Embedded Fintech Controls Cash Flows

Diving deeper into

The future of interchange

Document
embedded fintech, which is the ability to integrate financial products closer to where users actually need them
Analyzed 4 sources

Embedded fintech turns vertical software from a tool that records work into a system that also controls the money moving through that work. That matters because the software already sits at the exact moment a restaurant takes an order, a contractor sends an invoice, or a travel operator collects a deposit, so adding payments, cards, lending, or bill pay removes extra signups and gives the platform both more revenue and a much deeper grip on the customer workflow.

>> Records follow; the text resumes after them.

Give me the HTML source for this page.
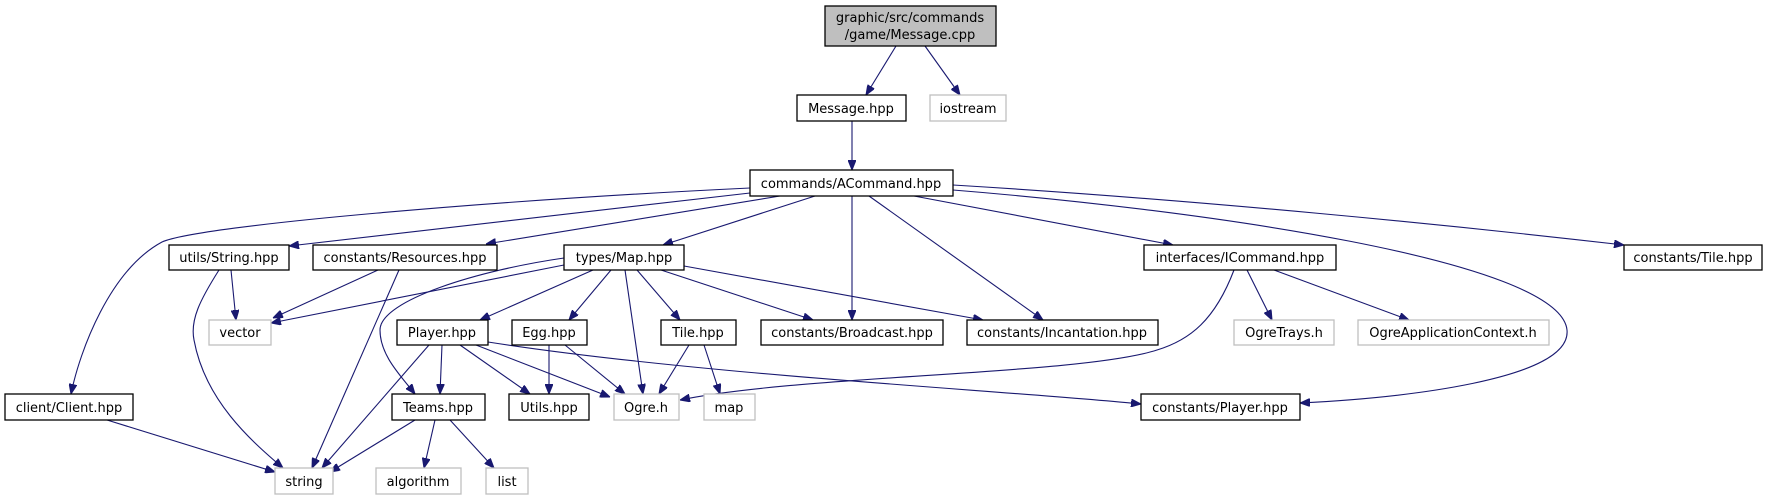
<!DOCTYPE html>
<html><head><meta charset="utf-8"><style>
html,body{margin:0;padding:0;background:#fff;}
svg{display:block;}
text{font-family:"DejaVu Sans","Liberation Sans",sans-serif;font-size:13px;fill:#000;}
.n{fill:#fff;stroke:#000;stroke-width:1.3;}
.g{fill:#fff;stroke:#bfbfbf;stroke-width:1.3;}
.e{fill:none;stroke:#191970;stroke-width:1.1;}
</style></head><body>
<svg width="1767" height="500" viewBox="0 0 1767 500" xmlns="http://www.w3.org/2000/svg">
<defs><marker id="a" viewBox="0 0 10 8" refX="10" refY="4" markerWidth="10" markerHeight="8" markerUnits="userSpaceOnUse" orient="auto"><path d="M0,0 L10,4 L0,8 z" fill="#191970" stroke="#191970"/></marker></defs>
<g class="e" marker-end="url(#a)">
<path d="M896,46 L866,95"/>
<path d="M925,46 L960,95"/>
<path d="M852,121 L852,170"/>
<path d="M750,188 C500,200 200,225 162,242 C110,270 80,350 71,394"/>
<path d="M750,193 L289,246"/>
<path d="M780,196 L486,244"/>
<path d="M815,196 L663,245"/>
<path d="M852,196 L852,320"/>
<path d="M869,196 L1043,320"/>
<path d="M914,196 L1173,245"/>
<path d="M953,185 C1200,200 1450,225 1624,245"/>
<path d="M953,190 C1200,210 1560,260 1567,330 C1572,380 1400,398 1300,403"/>
<path d="M564,265 L271,323"/>
<path d="M564,258 C480,270 380,300 380,330 C380,355 400,375 415,394"/>
<path d="M593,270 L480,320"/>
<path d="M611,270 L569,320"/>
<path d="M625,270 L643,394"/>
<path d="M637,270 L680,320"/>
<path d="M661,270 L813,320"/>
<path d="M684,266 L983,320"/>
<path d="M231,270 L236,320"/>
<path d="M219,270 C200,300 190,320 194,340 C205,400 250,440 283,468"/>
<path d="M378,270 L273,318"/>
<path d="M399,270 L312,468"/>
<path d="M429,345 L322,468"/>
<path d="M442,345 L440,394"/>
<path d="M460,345 L530,394"/>
<path d="M476,345 L610,397"/>
<path d="M488,342 C700,375 1000,390 1141,404"/>
<path d="M549,345 L549,394"/>
<path d="M565,345 L625,394"/>
<path d="M689,345 L659,394"/>
<path d="M704,345 L720,394"/>
<path d="M1234,270 C1215,320 1190,340 1157,350 C1080,375 800,375 680,400"/>
<path d="M1247,270 L1272,320"/>
<path d="M1274,270 L1409,320"/>
<path d="M107,420 L275,472"/>
<path d="M415,420 L330,472"/>
<path d="M435,420 L424,468"/>
<path d="M450,420 L494,468"/>
</g>
<rect x="825" y="6" width="171" height="40" fill="#bfbfbf" stroke="#000" stroke-width="1.3"/>
<text x="910" y="22" text-anchor="middle">graphic/src/commands</text>
<text x="910" y="39" text-anchor="middle">/game/Message.cpp</text>
<g>
<rect class="n" x="797" y="95" width="109" height="26"/><text x="851" y="113" text-anchor="middle">Message.hpp</text>
<rect class="g" x="930" y="95" width="76" height="26"/><text x="968" y="113" text-anchor="middle">iostream</text>
<rect class="n" x="750" y="170" width="203" height="26"/><text x="851" y="188" text-anchor="middle">commands/ACommand.hpp</text>
<rect class="n" x="169" y="245" width="120" height="25"/><text x="229" y="262" text-anchor="middle">utils/String.hpp</text>
<rect class="n" x="313" y="245" width="184" height="25"/><text x="405" y="262" text-anchor="middle">constants/Resources.hpp</text>
<rect class="n" x="564" y="245" width="120" height="25"/><text x="624" y="262" text-anchor="middle">types/Map.hpp</text>
<rect class="n" x="1144" y="245" width="192" height="25"/><text x="1240" y="262" text-anchor="middle">interfaces/ICommand.hpp</text>
<rect class="n" x="1624" y="245" width="138" height="25"/><text x="1693" y="262" text-anchor="middle">constants/Tile.hpp</text>
<rect class="g" x="209" y="320" width="62" height="25"/><text x="240" y="337" text-anchor="middle">vector</text>
<rect class="n" x="397" y="320" width="91" height="25"/><text x="442" y="337" text-anchor="middle">Player.hpp</text>
<rect class="n" x="512" y="320" width="75" height="25"/><text x="549" y="337" text-anchor="middle">Egg.hpp</text>
<rect class="n" x="661" y="320" width="75" height="25"/><text x="698" y="337" text-anchor="middle">Tile.hpp</text>
<rect class="n" x="761" y="320" width="182" height="25"/><text x="852" y="337" text-anchor="middle">constants/Broadcast.hpp</text>
<rect class="n" x="967" y="320" width="191" height="25"/><text x="1062" y="337" text-anchor="middle">constants/Incantation.hpp</text>
<rect class="g" x="1234" y="320" width="100" height="25"/><text x="1284" y="337" text-anchor="middle">OgreTrays.h</text>
<rect class="g" x="1358" y="320" width="191" height="25"/><text x="1453" y="337" text-anchor="middle">OgreApplicationContext.h</text>
<rect class="n" x="5" y="394" width="128" height="26"/><text x="69" y="412" text-anchor="middle">client/Client.hpp</text>
<rect class="n" x="392" y="394" width="93" height="26"/><text x="438" y="412" text-anchor="middle">Teams.hpp</text>
<rect class="n" x="509" y="394" width="80" height="26"/><text x="549" y="412" text-anchor="middle">Utils.hpp</text>
<rect class="g" x="614" y="394" width="65" height="26"/><text x="646" y="412" text-anchor="middle">Ogre.h</text>
<rect class="g" x="704" y="394" width="51" height="26"/><text x="729" y="412" text-anchor="middle">map</text>
<rect class="n" x="1141" y="394" width="159" height="26"/><text x="1220" y="412" text-anchor="middle">constants/Player.hpp</text>
<rect class="g" x="275" y="468" width="58" height="26"/><text x="304" y="486" text-anchor="middle">string</text>
<rect class="g" x="376" y="468" width="85" height="26"/><text x="418" y="486" text-anchor="middle">algorithm</text>
<rect class="g" x="486" y="468" width="42" height="26"/><text x="507" y="486" text-anchor="middle">list</text>
</g>
</svg>
</body></html>
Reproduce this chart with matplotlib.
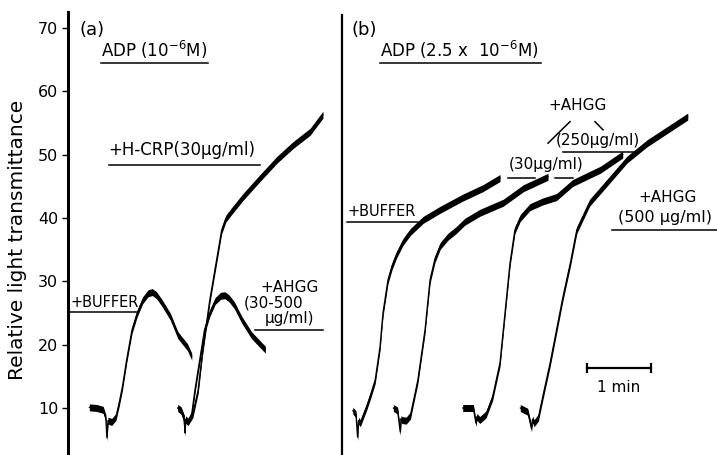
import numpy as np
import matplotlib
matplotlib.use("Agg")
import matplotlib.pyplot as plt

plt.rcParams["font.family"] = ["DejaVu Sans"]
plt.rcParams["mathtext.default"] = "regular"

# time in seconds, relative light transmittance in %
a_buffer_t = [20, 27, 33, 35.5, 36.5, 37.5, 41, 45, 48, 51, 55, 60, 65, 70, 75, 79, 83, 88, 96, 103, 112, 116]
a_buffer_v = [10.1, 10.0, 9.7, 8.4, 5.3, 8.0, 7.8, 8.6, 10.8, 13.3, 17.6, 22.3, 25.0, 27.0, 28.1, 28.3, 27.8, 26.6, 24.4, 21.5, 19.6, 18.1]

a_crp_t = [103, 106, 109, 109.7, 110.3, 112.5, 117, 122, 126, 133, 141, 144, 148, 153, 164, 180, 196, 211, 227, 239]
a_crp_v = [10.0, 9.6, 8.3, 6.1, 8.2, 7.8, 9.0, 12.8, 18.7, 27.1, 35.0, 38.0, 39.9, 41.0, 43.3, 46.3, 49.2, 51.5, 53.6, 56.3]

a_ahgg_t = [103, 106, 109, 109.7, 110.3, 112.5, 116, 119, 124, 128, 133, 138, 143, 147, 151, 156, 163, 172, 185]
a_ahgg_v = [10.0, 9.6, 8.3, 6.1, 8.2, 7.8, 9.0, 12.8, 18.1, 22.3, 25.0, 26.9, 27.7, 27.8, 27.3, 26.2, 23.9, 21.5, 19.2]

b_buffer_t = [267, 270, 271.5, 272.5, 274, 280, 284, 288, 292.5, 295.3, 300, 304, 308, 314, 321, 333, 349, 370, 389, 405]
b_buffer_v = [9.6, 9.0, 5.4, 8.0, 7.6, 10.2, 12.2, 14.4, 19.6, 25.0, 30.2, 32.5, 34.2, 36.2, 37.8, 39.7, 41.3, 43.2, 44.7, 46.3]

b_ahgg30_t = [305, 309, 311.5, 312.2, 313, 317, 321, 328, 334.7, 339.4, 344, 349, 356, 364, 372, 386, 408, 427, 450]
b_ahgg30_v = [10.0, 9.6, 6.2, 8.3, 8.1, 8.0, 8.8, 14.4, 22.3, 30.2, 33.5, 35.6, 37.0, 38.1, 39.4, 40.8, 42.4, 44.7, 46.5]

b_ahgg250_t = [370, 380, 382.5, 383.3, 386, 392, 398, 405, 409.7, 414.4, 419, 424, 433, 445, 458, 473, 489, 499, 520]
b_ahgg250_v = [10.0, 10.0, 7.6, 8.6, 8.1, 9.0, 11.7, 17.1, 25.0, 32.9, 38.1, 40.0, 41.7, 42.6, 43.3, 45.5, 46.8, 47.6, 50.0]

b_ahgg500_t = [424, 431, 434.5, 435.5, 437, 441, 445, 452, 458, 464, 471, 477, 489, 505, 524, 543, 562, 581]
b_ahgg500_v = [10.0, 9.4, 6.8, 8.2, 7.6, 8.5, 11.7, 17.1, 22.3, 27.5, 32.9, 38.1, 42.4, 45.5, 49.2, 51.8, 53.9, 56.0]

y_ticks = [10, 20, 30, 40, 50, 60, 70]
scale_bar_s = 60

DPI = 100
NOISE = 0.55  # half height of the recorder noise band, % units


def trace(ax, t, v):
    t = np.asarray(t, float)
    v = np.asarray(v, float)
    ax.fill_between(t, v - NOISE, v + NOISE, color="black", lw=0)
    ax.plot(t, v, color="black", lw=1.0, solid_joinstyle="round", solid_capstyle="round")


fig = plt.figure(figsize=(7.17, 4.55), dpi=DPI)
ax = fig.add_axes([68 / 717, 0, 649 / 717, 1])
ax.set_xlim(0, 608.4)
ax.set_ylim(2.58, 74.4)

for s in ["top", "right", "bottom"]:
    ax.spines[s].set_visible(False)
ax.spines["left"].set_linewidth(2.2)
ax.spines["left"].set_bounds(2.58, 72.5)
ax.set_xticks([])
ax.set_yticks(y_ticks)
ax.tick_params(axis="y", direction="out", length=4, width=1, pad=3, labelsize=11.5)

# panel (b) baseline axis
ax.plot([257, 257], [2.58, 72.0], color="black", lw=1.6)

for t, v in [(a_buffer_t, a_buffer_v), (a_crp_t, a_crp_v), (a_ahgg_t, a_ahgg_v),
             (b_buffer_t, b_buffer_v), (b_ahgg30_t, b_ahgg30_v),
             (b_ahgg250_t, b_ahgg250_v), (b_ahgg500_t, b_ahgg500_v)]:
    trace(ax, t, v)

fs = 11
line_kw = dict(color="black", lw=1.1)

# panel (a) labels
ax.text(11, 69.7, "(a)", fontsize=13, va="center")
ax.text(31, 66.5, "ADP (10$^{-6}$M)", fontsize=12, va="center")
ax.plot([31, 131], [64.5, 64.5], **line_kw)
ax.text(38, 50.7, "+H-CRP(30μg/ml)", fontsize=12, va="center")
ax.plot([38, 180], [48.4, 48.4], **line_kw)
ax.text(2, 26.7, "+BUFFER", fontsize=10.5, va="center")
ax.plot([0, 66], [25.2, 25.2], **line_kw)
ax.text(208, 29.0, "+AHGG", fontsize=fs, va="center", ha="center")
ax.text(193, 26.6, "(30-500", fontsize=fs, va="center", ha="center")
ax.text(208, 24.2, "μg/ml)", fontsize=fs, va="center", ha="center")
ax.plot([175, 239], [22.3, 22.3], **line_kw)

# panel (b) labels
ax.text(266, 69.7, "(b)", fontsize=13, va="center")
ax.text(292.5, 66.5, "ADP (2.5 x  10$^{-6}$M)", fontsize=12, va="center")
ax.plot([292.5, 443], [64.5, 64.5], **line_kw)
ax.text(478, 57.8, "+AHGG", fontsize=fs, va="center", ha="center")
ax.plot([470.6, 450], [55.2, 51.8], **line_kw)
ax.plot([494, 501.6], [55.2, 53.9], **line_kw)
ax.text(497, 52.3, "(250μg/ml)", fontsize=fs, va="center", ha="center")
ax.plot([464, 532.5], [50.4, 50.4], **line_kw)
ax.text(448, 48.4, "(30μg/ml)", fontsize=fs, va="center", ha="center")
ax.plot([412.5, 437.8], [46.3, 46.3], **line_kw)
ax.plot([456.6, 473.4], [46.3, 46.3], **line_kw)
ax.text(261.6, 41.0, "+BUFFER", fontsize=10.5, va="center")
ax.plot([261.6, 328], [39.4, 39.4], **line_kw)
ax.text(562.5, 43.3, "+AHGG", fontsize=fs, va="center", ha="center")
ax.text(560, 40.0, "(500 μg/ml)", fontsize=11.5, va="center", ha="center")
ax.plot([510, 608.4], [38.1, 38.1], **line_kw)

# 1 min scale bar
x0 = 486.6
ax.plot([x0, x0 + scale_bar_s], [16.3, 16.3], color="black", lw=1.6)
ax.plot([x0, x0], [15.7, 16.9], color="black", lw=1.6)
ax.plot([x0 + scale_bar_s, x0 + scale_bar_s], [15.7, 16.9], color="black", lw=1.6)
ax.text(x0 + scale_bar_s / 2, 13.2, "1 min", fontsize=fs, va="center", ha="center")

fig.text(18 / 717, 1 - 240 / 455, "Relative light transmittance", rotation=90,
         fontsize=14.5, ha="center", va="center")

fig.savefig("out.png", dpi=DPI)
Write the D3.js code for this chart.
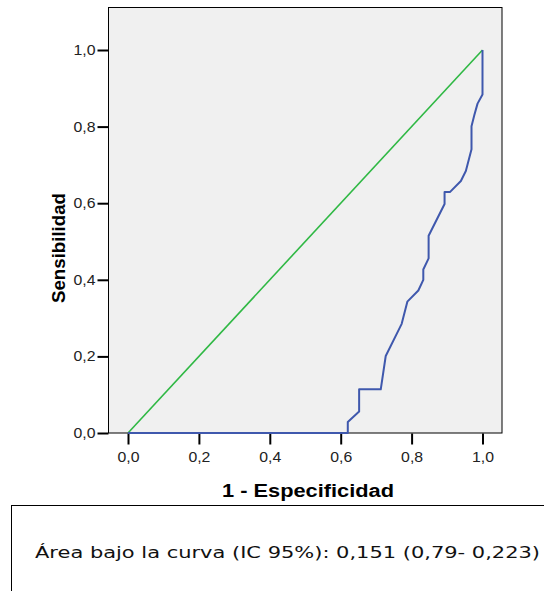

  • Payments usually land first because they are closest to the existing workflow. In a basic setup, the merchant signs up for software, then separately signs up with a processor. In an embedded setup, the same software can handle onboarding, settlement questions, refunds, and payouts in one place, which improves support and raises take rate.
  • The bigger untapped opportunity is everything after payments. Across 200 to 300 vertical software companies, about 80% had embedded payments, while the next most common embedded financial products were only around 20%. That gap points to lending, cards, spend management, bill pay, and banking as the next layer once a platform already sees customer cash inflows.
  • The winning model depends on who carries the hard parts. Pipe lets platforms turn on capital and cards from one integration while it handles underwriting, compliance, and servicing behind the scenes. Brex Embedded does something similar for enterprise spend, embedding cards inside Navan and Coupa while Brex takes credit, fraud, and capital risk. In both cases, distribution comes from the software platform, not from direct fintech acquisition.

From here, embedded fintech spreads from payments into full cash flow control. The strongest vertical platforms will add the products that sit one step away from the core workflow, then stitch them together so a business can get paid, borrow, spend, and reconcile without leaving the software it already runs on every day.